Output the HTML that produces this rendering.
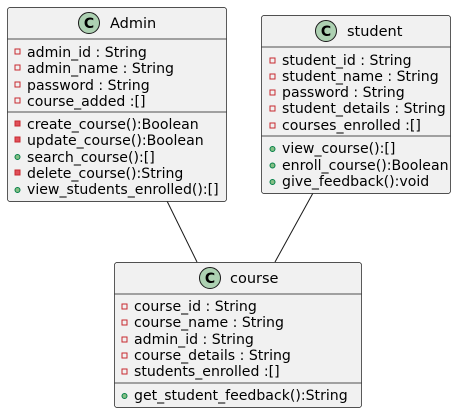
<!DOCTYPE html>
<html><head><style>body{margin:0;background:#fff}svg{display:block}text{font-family:"DejaVu Sans",sans-serif;font-size:14.1px;fill:#000}</style></head><body>
<svg width="461" height="413" xmlns="http://www.w3.org/2000/svg">
<g stroke="#181818" fill="none" stroke-width="1">
<line x1="167" y1="201" x2="197" y2="262"/>
<line x1="313" y1="193" x2="275" y2="262"/>
</g>
<!-- Admin -->
<rect x="7.5" y="7.5" width="219" height="194" rx="2.5" fill="#F1F1F1" stroke="#181818" stroke-width="0.7"/>
<line x1="7.5" y1="39" x2="226.5" y2="39" stroke="#181818" stroke-width="0.7"/>
<line x1="7.5" y1="112" x2="226.5" y2="112" stroke="#181818" stroke-width="0.7"/>
<circle cx="89" cy="23" r="10.5" fill="#ADD1B2" stroke="#181818"/>
<text x="89" y="28" text-anchor="middle" font-weight="bold" style="font-size:14px">C</text>
<text x="110" y="28" style="font-size:14.5px">Admin</text>
<g fill="none" stroke="#C82930"><rect x="15" y="49" width="5" height="5"/><rect x="15" y="65" width="5" height="5"/><rect x="15" y="82" width="5" height="5"/><rect x="15" y="98" width="5" height="5"/></g>
<text x="27" y="57">admin_id : String</text>
<text x="27" y="73">admin_name : String</text>
<text x="27" y="90">password : String</text>
<text x="27" y="106">course_added :[]</text>
<g fill="#E0505A" stroke="#C82930"><rect x="15" y="121" width="5" height="5"/><rect x="15" y="137" width="5" height="5"/><rect x="15" y="170" width="5" height="5"/></g>
<g fill="#84BE84" stroke="#038048"><circle cx="17.5" cy="157" r="2.5"/><circle cx="17.5" cy="190" r="2.5"/></g>
<text x="27" y="129">create_course():Boolean</text>
<text x="27" y="145">update_course():Boolean</text>
<text x="27" y="162">search_course():[]</text>
<text x="27" y="178">delete_course():String</text>
<text x="27" y="194">view_students_enrolled():[]</text>
<!-- student -->
<rect x="261.5" y="15.5" width="189" height="178" rx="2.5" fill="#F1F1F1" stroke="#181818" stroke-width="0.7"/>
<line x1="261.5" y1="47" x2="450.5" y2="47" stroke="#181818" stroke-width="0.7"/>
<line x1="261.5" y1="136" x2="450.5" y2="136" stroke="#181818" stroke-width="0.7"/>
<circle cx="326" cy="31" r="10.5" fill="#ADD1B2" stroke="#181818"/>
<text x="326" y="36" text-anchor="middle" font-weight="bold" style="font-size:14px">C</text>
<text x="347" y="36" style="font-size:14.5px">student</text>
<g fill="none" stroke="#C82930"><rect x="270" y="58" width="5" height="5"/><rect x="270" y="74" width="5" height="5"/><rect x="270" y="90" width="5" height="5"/><rect x="270" y="106" width="5" height="5"/><rect x="270" y="123" width="5" height="5"/></g>
<text x="282" y="65">student_id : String</text>
<text x="282" y="81">student_name : String</text>
<text x="282" y="97">password : String</text>
<text x="282" y="113">student_details : String</text>
<text x="282" y="130">courses_enrolled :[]</text>
<g fill="#84BE84" stroke="#038048"><circle cx="272.5" cy="149" r="2.5"/><circle cx="272.5" cy="165.5" r="2.5"/><circle cx="272.5" cy="182" r="2.5"/></g>
<text x="282" y="153">view_course():[]</text>
<text x="282" y="170">enroll_course():Boolean</text>
<text x="282" y="186">give_feedback():void</text>
<!-- course -->
<rect x="114.5" y="262.5" width="247" height="145" rx="2.5" fill="#F1F1F1" stroke="#181818" stroke-width="0.7"/>
<line x1="114.5" y1="294" x2="361.5" y2="294" stroke="#181818" stroke-width="0.7"/>
<line x1="114.5" y1="383" x2="361.5" y2="383" stroke="#181818" stroke-width="0.7"/>
<circle cx="210" cy="278" r="10.5" fill="#ADD1B2" stroke="#181818"/>
<text x="210" y="283" text-anchor="middle" font-weight="bold" style="font-size:14px">C</text>
<text x="230" y="283" style="font-size:14.5px">course</text>
<g fill="none" stroke="#C82930"><rect x="122" y="304" width="5" height="5"/><rect x="122" y="320" width="5" height="5"/><rect x="122" y="337" width="5" height="5"/><rect x="122" y="353" width="5" height="5"/><rect x="122" y="369" width="5" height="5"/></g>
<text x="134" y="311">course_id : String</text>
<text x="134" y="327">course_name : String</text>
<text x="134" y="344">admin_id : String</text>
<text x="134" y="360">course_details : String</text>
<text x="134" y="376">students_enrolled :[]</text>
<circle cx="124.5" cy="396" r="2.5" fill="#84BE84" stroke="#038048"/>
<text x="134" y="400">get_student_feedback():String</text>
</svg>
</body></html>
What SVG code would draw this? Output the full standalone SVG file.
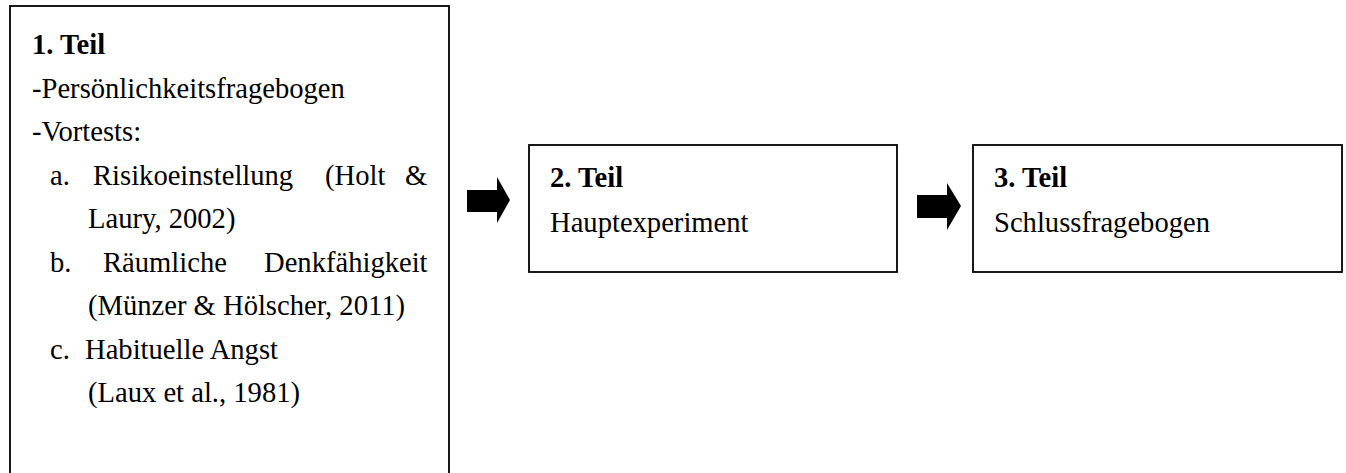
<svg xmlns="http://www.w3.org/2000/svg" width="1346" height="473" viewBox="0 0 1346 473">
  <style>
    .box { fill: #ffffff; stroke: #000000; stroke-width: 1.8; }
    .t { font-family: "Liberation Serif", "Times New Roman", serif; font-size: 28.6px; fill: #000000; }
    .b { font-weight: bold; }
    .arrow { fill: #000000; }
  </style>
  <rect width="1346" height="473" fill="#ffffff"/>

  <!-- Part 1: questionnaires and pre-tests -->
  <g id="teil1">
    <rect class="box" x="10" y="6" width="439" height="480"/>
    <text class="t b" x="32" y="54">1. Teil</text>
    <text class="t" x="32" y="97.5">-Persönlichkeitsfragebogen</text>
    <text class="t" x="32" y="141">-Vortests:</text>
    <text class="t" y="184.5"><tspan x="50">a.</tspan><tspan x="93">Risikoeinstellung</tspan><tspan x="325">(Holt</tspan><tspan x="405">&amp;</tspan></text>
    <text class="t" x="88" y="228">Laury, 2002)</text>
    <text class="t" y="271.5"><tspan x="50">b.</tspan><tspan x="103">Räumliche</tspan><tspan x="264">Denkfähigkeit</tspan></text>
    <text class="t" x="88" y="315">(Münzer &amp; Hölscher, 2011)</text>
    <text class="t" y="358.5"><tspan x="50">c.</tspan><tspan x="85">Habituelle Angst</tspan></text>
    <text class="t" x="88" y="402">(Laux et al., 1981)</text>
  </g>

  <!-- Part 2: main experiment -->
  <g id="teil2">
    <rect class="box" x="529" y="145" width="368" height="127"/>
    <text class="t b" x="550" y="187">2. Teil</text>
    <text class="t" x="550" y="232">Hauptexperiment</text>
  </g>

  <!-- Part 3: final questionnaire -->
  <g id="teil3">
    <rect class="box" x="973" y="145" width="369" height="127"/>
    <text class="t b" x="994" y="187">3. Teil</text>
    <text class="t" x="994" y="232">Schlussfragebogen</text>
  </g>

  <!-- Block arrows between the parts -->
  <g id="connectors">
    <polygon class="arrow" points="467,190 497,190 497,177 510,200 497,223 497,212 467,212"/>
    <polygon class="arrow" points="917,195 947,195 947,183 961,206 947,230 947,218 917,218"/>
  </g>
</svg>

*EXERCISE:* Exclude the pictures and transcribe all of the entries exactly.

*EXERCISE SOLUTION:*
Output the HTML that produces this rendering.
<!DOCTYPE html>
<html><head><style>body{margin:0;background:#fff}svg{display:block}text{font-family:"DejaVu Sans",sans-serif;font-size:14.1px;fill:#000}</style></head><body>
<svg width="461" height="413" xmlns="http://www.w3.org/2000/svg">
<g stroke="#181818" fill="none" stroke-width="1">
<line x1="167" y1="201" x2="197" y2="262"/>
<line x1="313" y1="193" x2="275" y2="262"/>
</g>
<!-- Admin -->
<rect x="7.5" y="7.5" width="219" height="194" rx="2.5" fill="#F1F1F1" stroke="#181818" stroke-width="0.7"/>
<line x1="7.5" y1="39" x2="226.5" y2="39" stroke="#181818" stroke-width="0.7"/>
<line x1="7.5" y1="112" x2="226.5" y2="112" stroke="#181818" stroke-width="0.7"/>
<circle cx="89" cy="23" r="10.5" fill="#ADD1B2" stroke="#181818"/>
<text x="89" y="28" text-anchor="middle" font-weight="bold" style="font-size:14px">C</text>
<text x="110" y="28" style="font-size:14.5px">Admin</text>
<g fill="none" stroke="#C82930"><rect x="15" y="49" width="5" height="5"/><rect x="15" y="65" width="5" height="5"/><rect x="15" y="82" width="5" height="5"/><rect x="15" y="98" width="5" height="5"/></g>
<text x="27" y="57">admin_id : String</text>
<text x="27" y="73">admin_name : String</text>
<text x="27" y="90">password : String</text>
<text x="27" y="106">course_added :[]</text>
<g fill="#E0505A" stroke="#C82930"><rect x="15" y="121" width="5" height="5"/><rect x="15" y="137" width="5" height="5"/><rect x="15" y="170" width="5" height="5"/></g>
<g fill="#84BE84" stroke="#038048"><circle cx="17.5" cy="157" r="2.5"/><circle cx="17.5" cy="190" r="2.5"/></g>
<text x="27" y="129">create_course():Boolean</text>
<text x="27" y="145">update_course():Boolean</text>
<text x="27" y="162">search_course():[]</text>
<text x="27" y="178">delete_course():String</text>
<text x="27" y="194">view_students_enrolled():[]</text>
<!-- student -->
<rect x="261.5" y="15.5" width="189" height="178" rx="2.5" fill="#F1F1F1" stroke="#181818" stroke-width="0.7"/>
<line x1="261.5" y1="47" x2="450.5" y2="47" stroke="#181818" stroke-width="0.7"/>
<line x1="261.5" y1="136" x2="450.5" y2="136" stroke="#181818" stroke-width="0.7"/>
<circle cx="326" cy="31" r="10.5" fill="#ADD1B2" stroke="#181818"/>
<text x="326" y="36" text-anchor="middle" font-weight="bold" style="font-size:14px">C</text>
<text x="347" y="36" style="font-size:14.5px">student</text>
<g fill="none" stroke="#C82930"><rect x="270" y="58" width="5" height="5"/><rect x="270" y="74" width="5" height="5"/><rect x="270" y="90" width="5" height="5"/><rect x="270" y="106" width="5" height="5"/><rect x="270" y="123" width="5" height="5"/></g>
<text x="282" y="65">student_id : String</text>
<text x="282" y="81">student_name : String</text>
<text x="282" y="97">password : String</text>
<text x="282" y="113">student_details : String</text>
<text x="282" y="130">courses_enrolled :[]</text>
<g fill="#84BE84" stroke="#038048"><circle cx="272.5" cy="149" r="2.5"/><circle cx="272.5" cy="165.5" r="2.5"/><circle cx="272.5" cy="182" r="2.5"/></g>
<text x="282" y="153">view_course():[]</text>
<text x="282" y="170">enroll_course():Boolean</text>
<text x="282" y="186">give_feedback():void</text>
<!-- course -->
<rect x="114.5" y="262.5" width="247" height="145" rx="2.5" fill="#F1F1F1" stroke="#181818" stroke-width="0.7"/>
<line x1="114.5" y1="294" x2="361.5" y2="294" stroke="#181818" stroke-width="0.7"/>
<line x1="114.5" y1="383" x2="361.5" y2="383" stroke="#181818" stroke-width="0.7"/>
<circle cx="210" cy="278" r="10.5" fill="#ADD1B2" stroke="#181818"/>
<text x="210" y="283" text-anchor="middle" font-weight="bold" style="font-size:14px">C</text>
<text x="230" y="283" style="font-size:14.5px">course</text>
<g fill="none" stroke="#C82930"><rect x="122" y="304" width="5" height="5"/><rect x="122" y="320" width="5" height="5"/><rect x="122" y="337" width="5" height="5"/><rect x="122" y="353" width="5" height="5"/><rect x="122" y="369" width="5" height="5"/></g>
<text x="134" y="311">course_id : String</text>
<text x="134" y="327">course_name : String</text>
<text x="134" y="344">admin_id : String</text>
<text x="134" y="360">course_details : String</text>
<text x="134" y="376">students_enrolled :[]</text>
<circle cx="124.5" cy="396" r="2.5" fill="#84BE84" stroke="#038048"/>
<text x="134" y="400">get_student_feedback():String</text>
</svg>
</body></html>
What SVG code would draw this? Output the full standalone SVG file.
<svg xmlns="http://www.w3.org/2000/svg" width="1346" height="473" viewBox="0 0 1346 473">
  <style>
    .box { fill: #ffffff; stroke: #000000; stroke-width: 1.8; }
    .t { font-family: "Liberation Serif", "Times New Roman", serif; font-size: 28.6px; fill: #000000; }
    .b { font-weight: bold; }
    .arrow { fill: #000000; }
  </style>
  <rect width="1346" height="473" fill="#ffffff"/>

  <!-- Part 1: questionnaires and pre-tests -->
  <g id="teil1">
    <rect class="box" x="10" y="6" width="439" height="480"/>
    <text class="t b" x="32" y="54">1. Teil</text>
    <text class="t" x="32" y="97.5">-Persönlichkeitsfragebogen</text>
    <text class="t" x="32" y="141">-Vortests:</text>
    <text class="t" y="184.5"><tspan x="50">a.</tspan><tspan x="93">Risikoeinstellung</tspan><tspan x="325">(Holt</tspan><tspan x="405">&amp;</tspan></text>
    <text class="t" x="88" y="228">Laury, 2002)</text>
    <text class="t" y="271.5"><tspan x="50">b.</tspan><tspan x="103">Räumliche</tspan><tspan x="264">Denkfähigkeit</tspan></text>
    <text class="t" x="88" y="315">(Münzer &amp; Hölscher, 2011)</text>
    <text class="t" y="358.5"><tspan x="50">c.</tspan><tspan x="85">Habituelle Angst</tspan></text>
    <text class="t" x="88" y="402">(Laux et al., 1981)</text>
  </g>

  <!-- Part 2: main experiment -->
  <g id="teil2">
    <rect class="box" x="529" y="145" width="368" height="127"/>
    <text class="t b" x="550" y="187">2. Teil</text>
    <text class="t" x="550" y="232">Hauptexperiment</text>
  </g>

  <!-- Part 3: final questionnaire -->
  <g id="teil3">
    <rect class="box" x="973" y="145" width="369" height="127"/>
    <text class="t b" x="994" y="187">3. Teil</text>
    <text class="t" x="994" y="232">Schlussfragebogen</text>
  </g>

  <!-- Block arrows between the parts -->
  <g id="connectors">
    <polygon class="arrow" points="467,190 497,190 497,177 510,200 497,223 497,212 467,212"/>
    <polygon class="arrow" points="917,195 947,195 947,183 961,206 947,230 947,218 917,218"/>
  </g>
</svg>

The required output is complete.